Catalonia declares and then suspends its independence from Spain. AFP reports seven other European regions are “demanding more autonomy or even independence.” How did Europe get here? And what’s next? As this excerpt from the just-published book Socionomic Causality in Politics shows, just ask the stock market.
By Alan Hall
Secessionism springs from the negative-mood impulse to separate and polarize. Secessionist sentiment, therefore, increases during and shortly after major trends toward negative mood as indicated by bear markets in stocks. A secessionist mindset has become evident in Europe ever since the Euro Stoxx 50 index topped in 2000.
Negative mood trends foster social anger in proportion to their degree. Whether belligerents express their anger within a country or against external foes appears to be due to specific chains of events within the chaos of social interaction. One factor—the availability of an external common enemy—seems to be the main determinant of whether conflict breaks out internally or externally. The existence of a common enemy can undercut rebellious impulses. Absent an external foe, a drawn-out trend toward more negative social mood directs anger and division inward, leading to increasingly secessionist expressions.

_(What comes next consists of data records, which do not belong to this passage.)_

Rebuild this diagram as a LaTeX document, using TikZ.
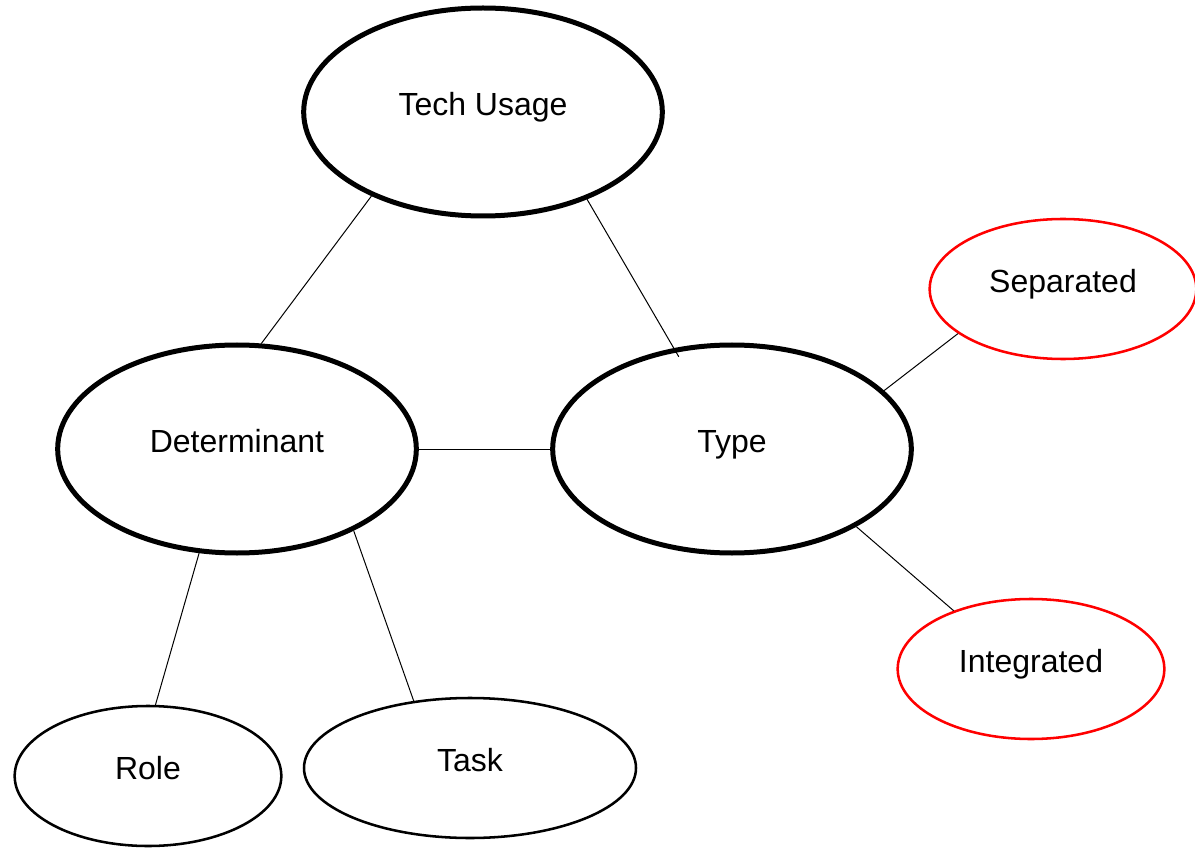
\documentclass[tikz,border=0pt]{standalone}
\usepackage{fontspec}
\setmainfont{Liberation Sans}
\usetikzlibrary{shapes.geometric}

\tikzset{every picture/.style={line width=0.75pt}}
\tikzset{
	bigoval/.style={ellipse, draw, line width=3.75pt, minimum width=269pt, minimum height=156pt, inner sep=0pt, text height=15pt, text depth=9.8pt, font=\fontsize{24}{28}\selectfont},
	smalloval/.style={ellipse, draw, line width=1.9pt, minimum width=200pt, minimum height=105pt, inner sep=0pt, text height=15pt, text depth=9.8pt, font=\fontsize{24}{28}\selectfont},
	redoval/.style={smalloval, draw={rgb, 255:red, 255; green, 0; blue, 0}},
}

\begin{document}
\begin{tikzpicture}[x=0.75pt,y=0.75pt,yscale=-1,xscale=1]
				\useasboundingbox (0,0) rectangle (1195,848);
				
				%Shape: Ellipse
				\node [bigoval] (tech) at (483,112) {Tech Usage};
				%Shape: Ellipse
				\node [bigoval] (det) at (237,449) {Determinant};
				%Shape: Ellipse
				\node [bigoval] (type) at (732,449) {Type};
				%Shape: Ellipse
				\node [redoval] (sep) at (1063,289) {Separated};
				%Shape: Ellipse
				\node [redoval] (integ) at (1031,669) {Integrated};
				%Shape: Ellipse
				\node [smalloval] (role) at (148,776) {Role};
				%Shape: Ellipse
				\node [smalloval, minimum width=249pt] (task) at (470,768) {Task};
				
				%Straight Lines
				\draw (tech.217) -- (det.77) ;
				%Straight Lines
				\draw [shorten >=-7.5pt] (tech.320) -- (type.120) ;
				%Straight Lines
				\draw (det.east) -- (type.west) ;
				%Straight Lines
				\draw (sep.203) -- (type.21) ;
				%Straight Lines
				\draw (type.328) -- (integ.143) ;
				%Straight Lines
				\draw (det.250) -- (role.84) ;
				%Straight Lines
				\draw (det.325) -- (task.130) ;
				
\end{tikzpicture}
\end{document}
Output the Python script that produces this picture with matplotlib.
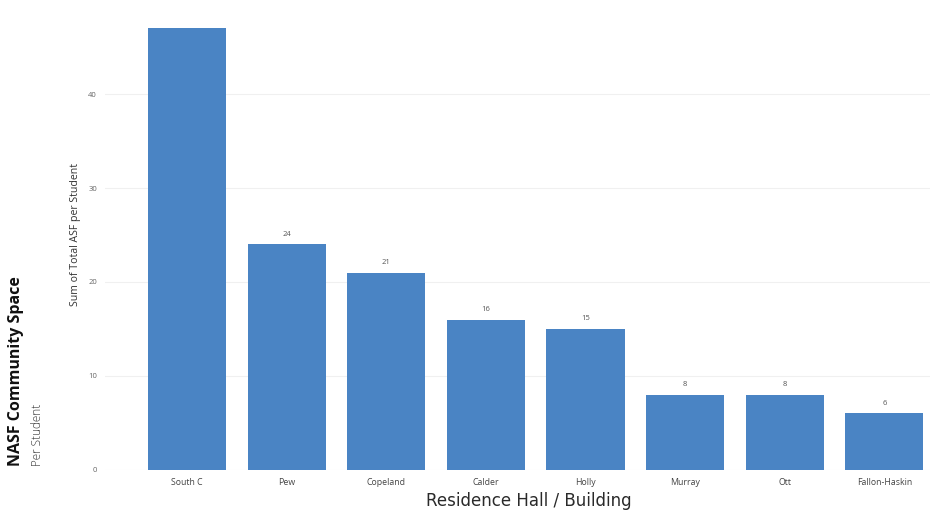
import matplotlib.pyplot as plt

halls = ["South C", "Pew", "Copeland", "Calder", "Holly", "Murray", "Ott", "Fallon-Haskin"]
asf_per_student = [47, 24, 21, 16, 15, 8, 8, 6]
y_ticks = [0, 10, 20, 30, 40]

plt.rcParams['font.family'] = ['Open Sans', 'DejaVu Sans']

fig = plt.figure(figsize=(9.32, 5.14), dpi=100)
ax = fig.add_axes([0.113, 0.086, 0.885, 0.877])

x = range(len(halls))
ax.bar(x, asf_per_student, width=0.785, color='#4a84c4', zorder=2)

# value labels above bars (the first one runs off the top)
for i, v in enumerate(asf_per_student):
    if i == 0:
        continue
    ax.text(i, v + 0.7, str(v), ha='center', va='bottom', fontsize=5.5, color='#555555')

ax.set_xlim(-0.82, 7.46)
ax.set_ylim(0, 48)
ax.set_yticks(y_ticks)
ax.set_yticklabels([str(t) for t in y_ticks], fontsize=5.5, color='#666666')
ax.set_xticks(list(x))
ax.set_xticklabels(halls, fontsize=6.3, color='#444444')
ax.tick_params(length=0, pad=6)
ax.grid(axis='y', color='#f0f0f0', linewidth=0.8, zorder=0)
for s in ax.spines.values():
    s.set_visible(False)

ax.set_ylabel("Sum of Total ASF per Student", fontsize=7.6, color='#333333')
ax.yaxis.set_label_coords(-0.029, 0.523)

fig.text(0.567, 0.008, "Residence Hall / Building", ha='center', va='bottom',
         fontsize=12, color='#2a2a2a', family='DejaVu Sans')
fig.text(0.017, 0.093, "NASF Community Space", rotation=90, ha='center', va='bottom',
         fontsize=11.5, fontweight='bold', color='#111111')
fig.text(0.040, 0.093, "Per Student", rotation=90, ha='center', va='bottom',
         fontsize=8.5, fontweight='light', color='#333333')

fig.savefig('out.png', dpi=100)
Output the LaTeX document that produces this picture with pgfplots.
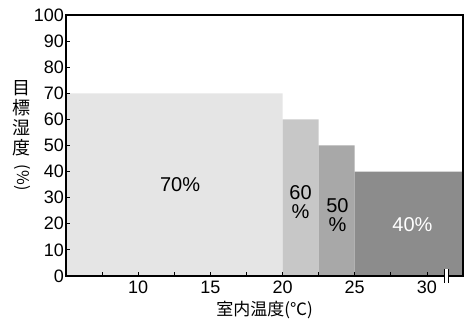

Examples from the past show this dynamic in action. War with Carthage redirected ancient Rome’s internal conflict for many years. Once Rome defeated its enemy, civil war intensified and the empire began its famous decline. The Spanish-American War of 1898 provided a common enemy that helped Americans heal the residual bitterness between North and South. The 1919 Anglo-Afghan War united long-adversarial Pashtun tribes against the British. The intensity of the Chinese Civil War waned when Japan expanded its incursion from northern China into Manchuria in 1931. When the Russian Empire experienced economic and military collapse during World War I, Finland lost its common enemy and promptly erupted in civil war in 1918. The prolonged intra-political enmity eased when Finns again faced a common enemy in World War II.
Today’s separatist psychology in Europe has drifted far from the unity movement at the peak of positive social mood. The Wave Principle implies that this new trend toward division will eventually reach an extremity opposite that of the peak impulse to merge that brought the Eurozone together.